◆ TASK PROMPT: Copy out all lines of the records in which the word "Output" appears.

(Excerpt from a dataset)
%%

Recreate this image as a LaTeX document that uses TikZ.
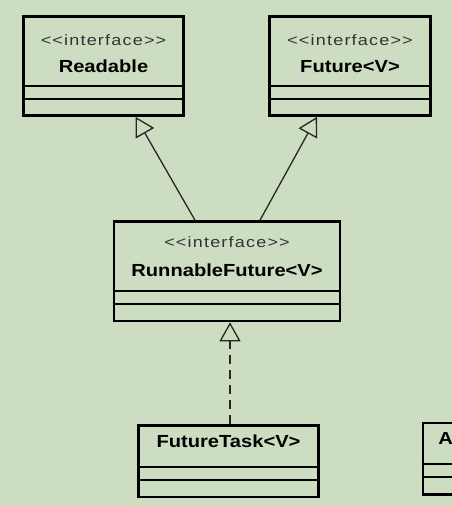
\documentclass[tikz,border=0pt]{standalone}
\usepackage{fontspec}
\setmainfont{Liberation Sans}
\newfontfamily\stereofont[Ligatures=TeXOff, FakeStretch=1.2, LetterSpace=8]{Liberation Sans}
\newfontfamily\namefont[FakeStretch=1.15]{Liberation Sans}
\usetikzlibrary{arrows.meta,positioning}
\definecolor{umlbg}{RGB}{204,221,194}

\begin{document}
\begin{tikzpicture}[x=1pt, y=-1pt, thick]
% Define styles for the class boxes and relations
\tikzstyle{classbox} = [rectangle, draw, line width=2.6pt, inner sep=0pt]
\tikzstyle{divider} = [draw, line width=1.8pt]
\tikzstyle{stereo} = [font=\stereofont\fontsize{15}{18}\selectfont, text=black!80]
\tikzstyle{cname} = [font=\namefont\fontsize{17.5}{20}\selectfont\bfseries]
\tikzstyle{extends} = [draw, line width=1.3pt, black!85, -{Triangle[open, length=19pt, width=21pt]}]
\tikzstyle{realizes} = [extends, dash pattern=on 9pt off 6pt]

% Background
\clip (0,0) rectangle (452,506);
\fill[umlbg] (0,0) rectangle (452,506);

% Place class boxes
\node[classbox, minimum width=160, minimum height=99] (readable) at (103.5,66) {};
\node[classbox, minimum width=161, minimum height=99] (future) at (350,66) {};
\node[classbox, minimum width=226, minimum height=99.5] (runnable) at (227,271.25) {};
\node[classbox, minimum width=180, minimum height=71.5, below=102pt of runnable, xshift=1.5pt] (task) {};
\node[classbox, minimum width=200, minimum height=71.5, anchor=west] (other) at (421.5,458.75) {};

% Class names
\node[stereo] at ([yshift=-24.5]readable.north) {<<interface>>};
\node[cname] at ([yshift=-51.5]readable.north) {Readable};
\node[stereo] at ([yshift=-24.5]future.north) {<<interface>>};
\node[cname] at ([yshift=-51.5]future.north) {Future<V>};
\node[stereo] at ([yshift=-21.5]runnable.north) {<<interface>>};
\node[cname] at ([yshift=-50.5]runnable.north) {RunnableFuture<V>};
\node[cname] at ([yshift=-17]task.north) {FutureTask<V>};
\node[cname, anchor=west, inner sep=0pt] at ([xshift=16.5, yshift=-17]other.north west) {A};

% Compartment lines
\draw[divider] ([yshift=30.5]readable.south west) -- ([yshift=30.5]readable.south east);
\draw[divider] ([yshift=17.5]readable.south west) -- ([yshift=17.5]readable.south east);
\draw[divider] ([yshift=30.5]future.south west) -- ([yshift=30.5]future.south east);
\draw[divider] ([yshift=17.5]future.south west) -- ([yshift=17.5]future.south east);
\draw[divider] ([yshift=31]runnable.south west) -- ([yshift=31]runnable.south east);
\draw[divider] ([yshift=18]runnable.south west) -- ([yshift=18]runnable.south east);
\draw[divider] ([yshift=31.5]task.south west) -- ([yshift=31.5]task.south east);
\draw[divider] ([yshift=18.5]task.south west) -- ([yshift=18.5]task.south east);
\draw[divider] ([yshift=31.5]other.south west) -- ([yshift=31.5]other.south east);
\draw[divider] ([yshift=18.5]other.south west) -- ([yshift=18.5]other.south east);

% Connect boxes
\draw[extends] ([xshift=-32]runnable.north) -- ([xshift=32]readable.south);
\draw[extends] ([xshift=33]runnable.north) -- ([xshift=-33]future.south);
\draw[realizes] ([xshift=1.5]task.north) -- ([xshift=3]runnable.south);

\end{tikzpicture}
\end{document}
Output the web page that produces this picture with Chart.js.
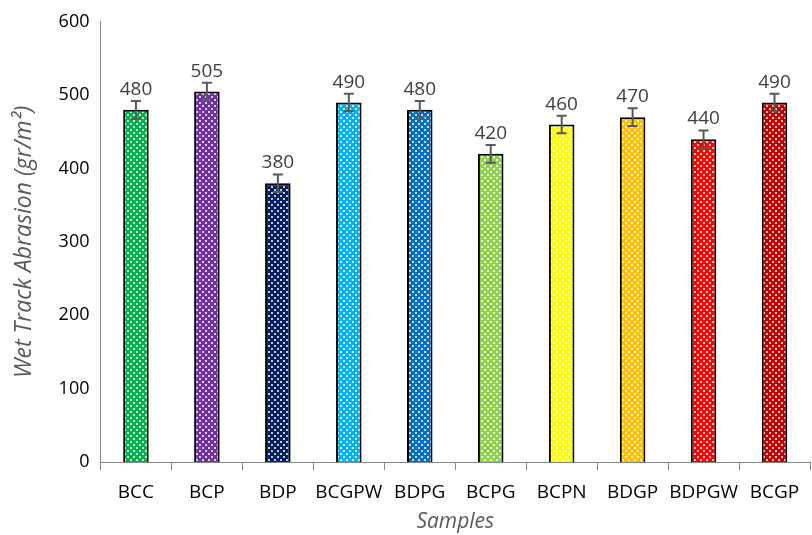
<!DOCTYPE html>
<html>
<head>
<meta charset="utf-8">
<script src="https://cdn.jsdelivr.net/npm/chart.js@4.4.0/dist/chart.umd.min.js"></script>
<style>
  html, body { margin: 0; padding: 0; background: #fff; }
  #wrap { width: 812px; height: 535px; }
</style>
</head>
<body>
<div id="wrap"><canvas id="chart" width="812" height="535"></canvas></div>
<script>
const samples = ['BCC', 'BCP', 'BDP', 'BCGPW', 'BDPG', 'BCPG', 'BCPN', 'BDGP', 'BDPGW', 'BCGP'];
const abrasion = [480, 505, 380, 490, 480, 420, 460, 470, 440, 490];
const errors = [12, 12, 12, 12, 12, 12, 12, 12, 12, 12];
const barColors = ['#00B050', '#7030A0', '#002060', '#00B0F0', '#0070C0', '#92D050', '#FFFF00', '#FFC000', '#FF0000', '#C00000'];

// small dotted fill like the excel pattern
function dotted(color) {
    const c = document.createElement('canvas');
    c.width = 6; c.height = 6;
    const g = c.getContext('2d');
    g.fillStyle = color;
    g.fillRect(0, 0, 6, 6);
    g.fillStyle = 'rgba(255,255,255,0.75)';
    g.fillRect(1, 0, 2, 2);
    g.fillRect(4, 3, 2, 2);
    return g.createPattern(c, 'repeat');
}

const errorBars = {
    id: 'errorBars',
    afterDatasetsDraw(chart) {
        const ctx = chart.ctx;
        const y = chart.scales.y;
        const meta = chart.getDatasetMeta(0);
        ctx.save();
        ctx.strokeStyle = '#595959';
        ctx.lineWidth = 2;
        ctx.fillStyle = '#404040';
        ctx.font = '19px "Open Sans", sans-serif';
        ctx.textAlign = 'center';
        ctx.textBaseline = 'bottom';
        meta.data.forEach((bar, i) => {
            const top = y.getPixelForValue(abrasion[i] + errors[i]);
            const bot = y.getPixelForValue(abrasion[i] - errors[i]);
            ctx.beginPath();
            ctx.moveTo(bar.x, top); ctx.lineTo(bar.x, bot);
            ctx.moveTo(bar.x - 5, top); ctx.lineTo(bar.x + 5, top);
            ctx.moveTo(bar.x - 5, bot); ctx.lineTo(bar.x + 5, bot);
            ctx.stroke();
            ctx.fillText(abrasion[i], bar.x, top - 2);
        });
        ctx.restore();
    }
};

new Chart(document.getElementById('chart'), {
    type: 'bar',
    data: {
        labels: samples,
        datasets: [{
            data: abrasion,
            backgroundColor: barColors.map(dotted),
            borderColor: '#000',
            borderWidth: 2,
            barPercentage: 0.36,
            categoryPercentage: 1
        }]
    },
    options: {
        responsive: false,
        animation: false,
        layout: { padding: { top: 16, right: 2, left: 11, bottom: 0 } },
        plugins: { legend: { display: false }, tooltip: { enabled: false } },
        scales: {
            y: {
                min: 0, max: 600,
                ticks: { stepSize: 100, color: '#000', font: { size: 18, family: '"Open Sans", sans-serif' }, padding: 11 },
                grid: { display: false, drawTicks: false },
                border: { color: '#868686', width: 1 },
                title: {
                    display: true,
                    text: 'Wet Track Abrasion (gr/m²)',
                    color: '#595959',
                    font: { size: 23, style: 'italic', family: '"Open Sans", sans-serif' },
                    padding: { top: 0, bottom: 9 }
                }
            },
            x: {
                ticks: { color: '#000', font: { size: 19, family: '"Open Sans", sans-serif' }, padding: 11, maxRotation: 0, minRotation: 0, autoSkip: false },
                grid: { offset: true, drawOnChartArea: false, tickLength: 8, color: '#868686' },
                border: { color: '#868686', width: 1 },
                title: {
                    display: true,
                    text: 'Samples',
                    color: '#595959',
                    font: { size: 21, style: 'italic', family: '"Open Sans", sans-serif' },
                    padding: { top: -5, bottom: 0 }
                }
            }
        }
    },
    plugins: [errorBars]
});
</script>
</body>
</html>
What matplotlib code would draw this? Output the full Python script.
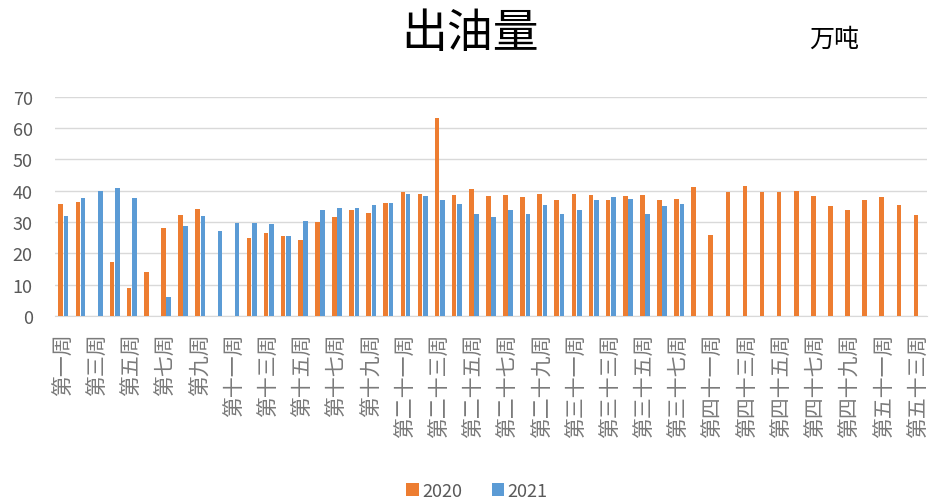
import numpy as np
import matplotlib
matplotlib.use("Agg")
import matplotlib.pyplot as plt

plt.rcParams["font.family"] = ["Noto Sans CJK SC", "DejaVu Sans"]

# weeks 39 and 40 are absent from the source table
weeks = ["第一周", "第二周", "第三周", "第四周", "第五周", "第六周", "第七周", "第八周", "第九周", "第十周",
         "第十一周", "第十二周", "第十三周", "第十四周", "第十五周", "第十六周", "第十七周", "第十八周",
         "第十九周", "第二十周", "第二十一周", "第二十二周", "第二十三周", "第二十四周", "第二十五周",
         "第二十六周", "第二十七周", "第二十八周", "第二十九周", "第三十周", "第三十一周", "第三十二周",
         "第三十三周", "第三十四周", "第三十五周", "第三十六周", "第三十七周", "第三十八周",
         "第四十一周", "第四十二周", "第四十三周", "第四十四周", "第四十五周", "第四十六周", "第四十七周",
         "第四十八周", "第四十九周", "第五十周", "第五十一周", "第五十二周", "第五十三周"]
nan = np.nan
y2020 = [35.8, 36.3, nan, 17.1, 9.1, 14.1, 28.0, 32.3, 34.2, nan,
         nan, 24.8, 26.5, 25.6, 24.4, 29.9, 31.7, 33.9, 32.9, 36.2,
         39.5, 39.1, 63.4, 38.7, 40.5, 38.2, 38.7, 37.9, 39.1, 37.1,
         39.1, 38.7, 37.1, 38.2, 38.7, 37.1, 37.5, 41.1,
         26.0, 39.5, 41.6, 39.5, 39.5, 40.0, 38.2, 35.0, 33.8, 37.1, 37.9, 35.5, 32.2]
y2021 = [31.8, 37.6, 40.0, 40.8, 37.6, nan, 6.2, 28.8, 31.8, 27.2,
         29.7, 29.7, 29.3, 25.6, 30.4, 33.8, 34.6, 34.6, 35.5, 36.2,
         39.1, 38.4, 37.1, 35.8, 32.5, 31.7, 33.8, 32.5, 35.5, 32.5,
         33.8, 37.1, 37.9, 37.5, 32.5, 35.0, 35.8, nan,
         nan, nan, nan, nan, nan, nan, nan, nan, nan, nan, nan, nan, nan]

GREY = "#595959"
fig = plt.figure(figsize=(9.3, 5.02), dpi=100)
ax = fig.add_axes([0.059, 0.3685, 0.938, 0.4365])
x = np.arange(len(weeks))
w = 0.27
ax.bar(x - 0.155, y2020, w, color="#ED7D31", label="2020", zorder=3)
ax.bar(x + 0.155, y2021, w, color="#5B9BD5", label="2021", zorder=3)

ax.set_xlim(-0.5, len(weeks) - 0.5)
ax.set_ylim(0, 70)
ax.set_yticks(range(0, 71, 10))
ax.grid(axis="y", color="#d9d9d9", lw=1, zorder=0)
for s in ["top", "right", "left"]:
    ax.spines[s].set_visible(False)
ax.spines["bottom"].set_color("#d9d9d9")
ax.tick_params(length=0, colors=GREY)
ax.tick_params(axis="y", labelsize=13, pad=16)
ax.set_xticks(x[::2])
ax.set_xticklabels(weeks[::2], rotation=90, fontsize=15, color="#7a7a7a", va="top", ha="center")
ax.tick_params(axis="x", pad=12)

fig.text(0.505, 0.932, "出油量", ha="center", va="center", fontsize=33, color="black")
fig.text(0.897, 0.921, "万吨", ha="center", va="center", fontsize=18, color="black")

leg = fig.legend(loc="center", bbox_to_anchor=(0.513, 0.02), ncol=2, frameon=False,
                 handlelength=0.7, handleheight=0.7, handletextpad=0.2, columnspacing=1.6,
                 fontsize=13)
for t in leg.get_texts():
    t.set_color(GREY)

fig.savefig("out.png", dpi=100)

%%

◆ WRITTEN RESPONSE:
Output the web page that produces this picture with Chart.js.
What matplotlib code would draw this? Output the full Python script.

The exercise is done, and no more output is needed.